Até agora, os dois não pegaram covid-19. Mas David perdeu um tio e Francisco, alguns amigos. Os dois dizem que tiveram receio quando começaram a trabalhar com entregas.

"A rotina é cansativa e perigosa. É difícil trabalhar e entrar pra dentro de casa, o medo dobrou", diz David.

Mas o que mais incomoda a dupla é o preconceito. "Para os ricos, motoboy tem fama de ladrão. Fama de ser folgado", afirma David.

Os entregadores de aplicativos não são contratados formalmente. Por isso, não recebem benefícios como vale-refeição ou plano de saúde.

Segundo estimativa do Sindmoto (Sindicato dos Mensageiros Motociclistas, Ciclistas e Moto-Taxistas do Estado de São Paulo):

  • A cidade de São Paulo tem em torno de 320 mil motociclistas.
  • No estado, são 650 mil.

A entidade calcula que houve aumento de 20% a 25% no número de motociclistas que passaram a atuar profissionalmente com entregas e outros serviços neste ano, na comparação com 2020.

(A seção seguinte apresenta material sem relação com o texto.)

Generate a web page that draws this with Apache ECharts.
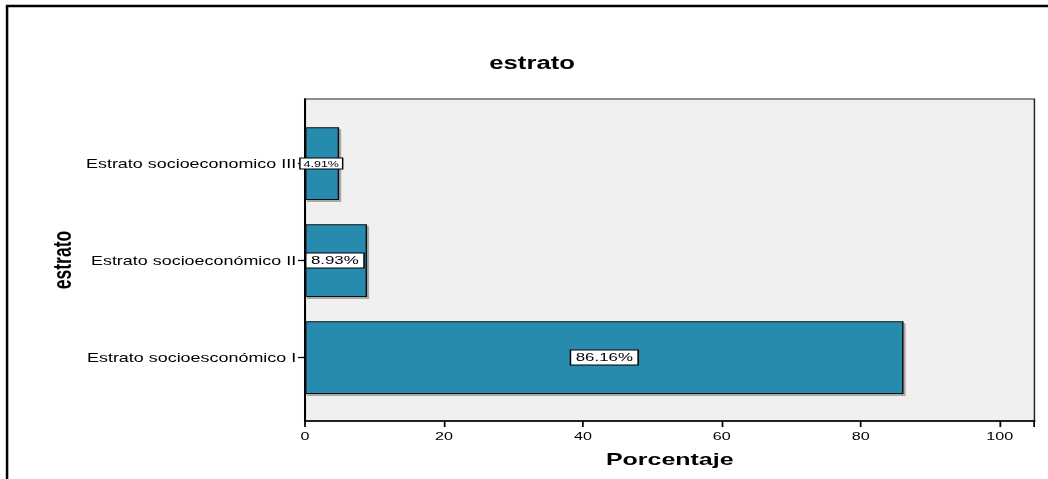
<!DOCTYPE html>
<html>
<head>
<meta charset="utf-8">
<script src="https://cdn.jsdelivr.net/npm/echarts@6/dist/echarts.min.js"></script>
<style>
html,body{margin:0;padding:0;background:#fff;overflow:hidden;}
#wrap{width:1048px;height:479px;overflow:hidden;}
#chart{width:713px;height:479px;transform:scaleX(1.47);transform-origin:0 0;}
</style>
</head>
<body>
<div id="wrap"><div id="chart"></div></div>
<script>
const categories = ['Estrato socioesconómico I', 'Estrato socioeconómico II', 'Estrato socioeconomico III'];
const percentages = [86.16, 8.93, 4.91];
const chartTitle = 'estrato';
const xAxisTitle = 'Porcentaje';
const yAxisTitle = 'estrato';

const FONT = '"Liberation Sans", Arial, sans-serif';
const labelStyles = [
  { position: 'inside', fontSize: 11.5, padding: [1, 3, 1, 3] },
  { position: 'insideLeft', distance: 1, fontSize: 11.5, padding: [1, 3, 1, 3] },
  { position: 'insideLeft', distance: 0, offset: [-3, 0], fontSize: 8.5, padding: [1, 2, 0, 2] }
];

const chart = echarts.init(document.getElementById('chart'), null, { renderer: 'svg' });
const option = {
  animation: false,
  backgroundColor: '#ffffff',
  title: {
    text: chartTitle,
    left: 357, top: 49, textAlign: 'center',
    textStyle: { fontFamily: FONT, fontSize: 17.5, fontWeight: 'bold', color: '#000' }
  },
  graphic: [
    { type: 'line', shape: { x1: 4, y1: 6, x2: 713, y2: 6 }, style: { stroke: '#000', lineWidth: 2.5 } },
    { type: 'line', shape: { x1: 4.8, y1: 6, x2: 4.8, y2: 479 }, style: { stroke: '#000', lineWidth: 1.7 } }
  ],
  grid: [
    { left: 207.5, right: 9.3, top: 99, bottom: 58, show: true, backgroundColor: '#f0f0f0', borderColor: '#222', borderWidth: 1 },
    { left: 207.5, right: 9.3, top: 115, bottom: 73 }
  ],
  xAxis: [
    {
      gridIndex: 0, type: 'value', min: 0, max: 105, interval: 20,
      axisLine: { show: true, lineStyle: { color: '#000', width: 1.5 } },
      axisTick: { show: true, length: 6, lineStyle: { color: '#000', width: 1.2 } },
      axisLabel: { fontFamily: FONT, fontSize: 11, color: '#000', margin: 10,
        formatter: v => (v % 20 === 0 ? String(v) : '') },
      splitLine: { show: false },
      name: xAxisTitle, nameLocation: 'middle', nameGap: 30,
      nameTextStyle: { fontFamily: FONT, fontSize: 17, fontWeight: 'bold', color: '#000' }
    },
    { gridIndex: 1, type: 'value', min: 0, max: 105, show: false }
  ],
  yAxis: [
    {
      gridIndex: 0, type: 'value', min: 0, max: 1,
      axisLine: { show: true, onZero: false, lineStyle: { color: '#000', width: 1.4 } },
      axisTick: { show: false }, axisLabel: { show: false }, splitLine: { show: false },
      name: yAxisTitle, nameLocation: 'middle', nameGap: 156, nameRotate: 90,
      nameTextStyle: { fontFamily: FONT, fontSize: 17.5, fontWeight: 'bold', color: '#000' }
    },
    {
      gridIndex: 1, type: 'category', data: categories,
      axisLine: { show: false },
      axisTick: { show: true, alignWithLabel: true, length: 4.8, lineStyle: { color: '#000', width: 1.3 } },
      axisLabel: { fontFamily: FONT, fontSize: 12.2, color: '#000', margin: 6 }
    }
  ],
  series: [{
    type: 'bar', xAxisIndex: 1, yAxisIndex: 1,
    barWidth: '75%',
    data: percentages.map((v, i) => ({
      value: v,
      label: Object.assign({}, labelStyles[i])
    })),
    itemStyle: {
      color: '#268bad', borderColor: '#111', borderWidth: 1,
      shadowColor: 'rgba(0,0,0,0.3)', shadowOffsetX: 1.4, shadowOffsetY: 2, shadowBlur: 0
    },
    label: {
      show: true,
      formatter: p => p.value.toFixed(2) + '%',
      fontFamily: FONT, color: '#000',
      backgroundColor: '#fff', borderColor: '#000', borderWidth: 1
    }
  }]
};
chart.setOption(option);
</script>
</body>
</html>
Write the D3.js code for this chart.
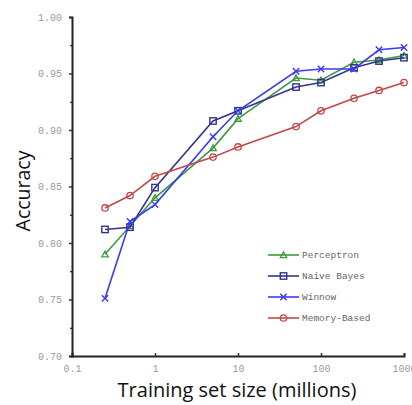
<!DOCTYPE html>
<html>
<head>
<meta charset="utf-8">
<script src="https://cdn.jsdelivr.net/npm/d3@7"></script>
<style>
  body { margin: 0; background: #fff; }
</style>
</head>
<body>
<div id="chart"></div>
<script>
// Data
var sizes        = [ 0.25, 0.5, 1, 5, 10, 50, 100, 250, 500, 1000 ];
var perceptron   = [ 0.790, 0.815, 0.840, 0.884, 0.910, 0.946, 0.944, 0.960, 0.962, 0.966 ];
var naiveBayes   = [ 0.812, 0.814, 0.849, 0.908, 0.917, 0.938, 0.942, 0.955, 0.961, 0.964 ];
var winnow       = [ 0.751, 0.819, 0.834, 0.894, 0.917, 0.952, 0.954, 0.954, 0.971, 0.973 ];
var memoryBased  = [ 0.831, 0.842, 0.859, 0.876, 0.885, 0.903, 0.917, 0.928, 0.935, 0.942 ];
var seriesNames  = [ "Perceptron", "Naive Bayes", "Winnow", "Memory-Based" ];
var xTicks       = [ 0.1, 1, 10, 100, 1000 ];
var yTicks       = [ 0.70, 0.75, 0.80, 0.85, 0.90, 0.95, 1.00 ];
var yMinor       = [ 0.725, 0.775, 0.825, 0.875, 0.925, 0.975 ];

var chart_width  = 412;
var chart_height = 405;

var series = [
  { name: seriesNames[0], values: perceptron,  color: "#3f9c3f", marker: "triangle" },
  { name: seriesNames[1], values: naiveBayes,  color: "#34348f", marker: "square" },
  { name: seriesNames[2], values: winnow,      color: "#3a3af0", marker: "cross" },
  { name: seriesNames[3], values: memoryBased, color: "#c04848", marker: "circle" }
];

// Scales
var x = d3.scaleLog().domain([ 0.1, 1000 ]).range([ 72, 404 ]);
var y = d3.scaleLinear().domain([ 0.70, 1.00 ]).range([ 356, 17 ]);

var svg = d3.select("#chart")
    .append("svg")
    .attr("width", chart_width)
    .attr("height", chart_height);

// Axes
var xAxis = d3.axisBottom(x)
    .tickValues(xTicks)
    .tickSize(-3)
    .tickFormat(function(d){ return String(d); });
var gx = svg.append("g")
    .attr("transform", "translate(0,356)")
    .call(xAxis);

var yAxis = d3.axisLeft(y)
    .tickValues(yTicks)
    .tickSize(3)
    .tickFormat(d3.format(".2f"));
var gy = svg.append("g")
    .attr("transform", "translate(72,0)")
    .call(yAxis);

svg.append("g")
    .attr("transform", "translate(72,0)")
    .call(d3.axisLeft(y).tickValues(yMinor).tickSize(2).tickFormat(""))
    .select(".domain").remove();

[gx, gy].forEach(function(g){
  g.select(".domain").attr("stroke", "#222").attr("stroke-width", 2);
  g.selectAll(".tick line").attr("stroke", "#333").attr("stroke-width", 1.5);
  g.selectAll(".tick text")
    .attr("fill", "#9a9a9a")
    .style("font-family", "'Liberation Mono', 'DejaVu Sans Mono', monospace")
    .style("font-size", "10px");
});
gx.selectAll(".tick text").attr("dy", "1.3em");
gy.selectAll(".tick text").attr("dx", "-0.4em");

// Axis titles
svg.append("text")
    .attr("x", 237)
    .attr("y", 397)
    .attr("text-anchor", "middle")
    .style("font-family", "'Open Sans', sans-serif")
    .style("font-size", "20px")
    .attr("fill", "#111")
    .text("Training set size (millions)");

svg.append("text")
    .attr("transform", "translate(30,191) rotate(-90)")
    .attr("text-anchor", "middle")
    .style("font-family", "'Open Sans', sans-serif")
    .style("font-size", "19.5px")
    .attr("fill", "#111")
    .text("Accuracy");

// Markers
function drawMarker(g, type, color, cx, cy){
  var s = 3.2;
  if (type === "triangle") {
    g.append("path")
      .attr("d", "M" + cx + "," + (cy - s) + "L" + (cx + s) + "," + (cy + s * 0.8) + "L" + (cx - s) + "," + (cy + s * 0.8) + "Z")
      .attr("fill", "none").attr("stroke", color).attr("stroke-width", 1.3);
  } else if (type === "square") {
    g.append("rect")
      .attr("x", cx - s).attr("y", cy - s).attr("width", 2 * s).attr("height", 2 * s)
      .attr("fill", "none").attr("stroke", color).attr("stroke-width", 1.4);
  } else if (type === "cross") {
    g.append("path")
      .attr("d", "M" + (cx - s) + "," + (cy - s) + "L" + (cx + s) + "," + (cy + s) + "M" + (cx - s) + "," + (cy + s) + "L" + (cx + s) + "," + (cy - s))
      .attr("stroke", color).attr("stroke-width", 1.4);
  } else {
    g.append("circle")
      .attr("cx", cx).attr("cy", cy).attr("r", s)
      .attr("fill", "none").attr("stroke", color).attr("stroke-width", 1.3);
  }
}

var line = d3.line()
    .x(function(d, i){ return x(sizes[i]); })
    .y(function(d){ return y(d); });

series.forEach(function(s){
  var g = svg.append("g");
  g.append("path")
    .attr("d", line(s.values))
    .attr("fill", "none")
    .attr("stroke", s.color)
    .attr("stroke-width", 1.6);
  s.values.forEach(function(v, i){
    drawMarker(g, s.marker, s.color, x(sizes[i]), y(v));
  });
});

// Legend
var legend = svg.append("g");
series.forEach(function(s, i){
  var ly = 255 + i * 21;
  legend.append("line")
    .attr("x1", 268).attr("x2", 299)
    .attr("y1", ly).attr("y2", ly)
    .attr("stroke", s.color).attr("stroke-width", 1.6);
  drawMarker(legend, s.marker, s.color, 283.5, ly);
  legend.append("text")
    .attr("x", 302)
    .attr("y", ly + 3)
    .attr("fill", "#666")
    .style("font-family", "'Liberation Mono', 'DejaVu Sans Mono', monospace")
    .style("font-size", "9.5px")
    .text(s.name);
});
</script>
</body>
</html>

Ao UOL, o aplicativo de entrega iFood informou que conta com cerca de 200 mil entregadores ativos na plataforma em todo o Brasil. No início do ano passado, eram 150 mil. Eles trabalham, em média, 26 horas por mês, de acordo com a empresa.

O app afirma que "desde março de 2020, mais de R$ 133 milhões foram destinados para garantir a proteção à saúde e cuidados dos entregadores". Entre as iniciativas, estão a distribuição de kits de proteção e valor para a compra dos equipamentos, e benefícios que dão desconto de até 80% para consultas médicas, dentistas e exames, além de auxílio financeiro para quem apresentar sintomas ou fizer parte dos grupos de risco para covid-19.

Os entregadores que necessitam parar por causa da doença recebem "um valor baseado na média dos seus repasses nos últimos 90 dias".

Muito além de 500 mil mortes

Imagine se toda a população de uma cidade como Florianópolis desaparecesse em pouco mais de um ano. Segundo estimativa do IBGE (Instituto Brasileiro de Geografia e Estatística), a capital de Santa Catarina tem 508 mil habitantes —pouco mais do que os 500 mil mortos por causa da covid-19 em todo o país em 15 meses.

Em meio ao luto —hoje, são cerca de 2 mil mortes por dia, em média—, nosso país também enfrenta os efeitos colaterais da pandemia do coronavírus, como o aprofundamento da desigualdade social. A quantidade de famílias em extrema pobreza e o desemprego bateram recorde.

No pior ponto da crise social, o UOL conversou com quem está se virando para sobreviver na pandemia —seja com doações, trabalhando incansavelmente ou atravessando a cidade em uma moto para entregar comida, enquanto não tem certeza de que ele mesmo irá almoçar.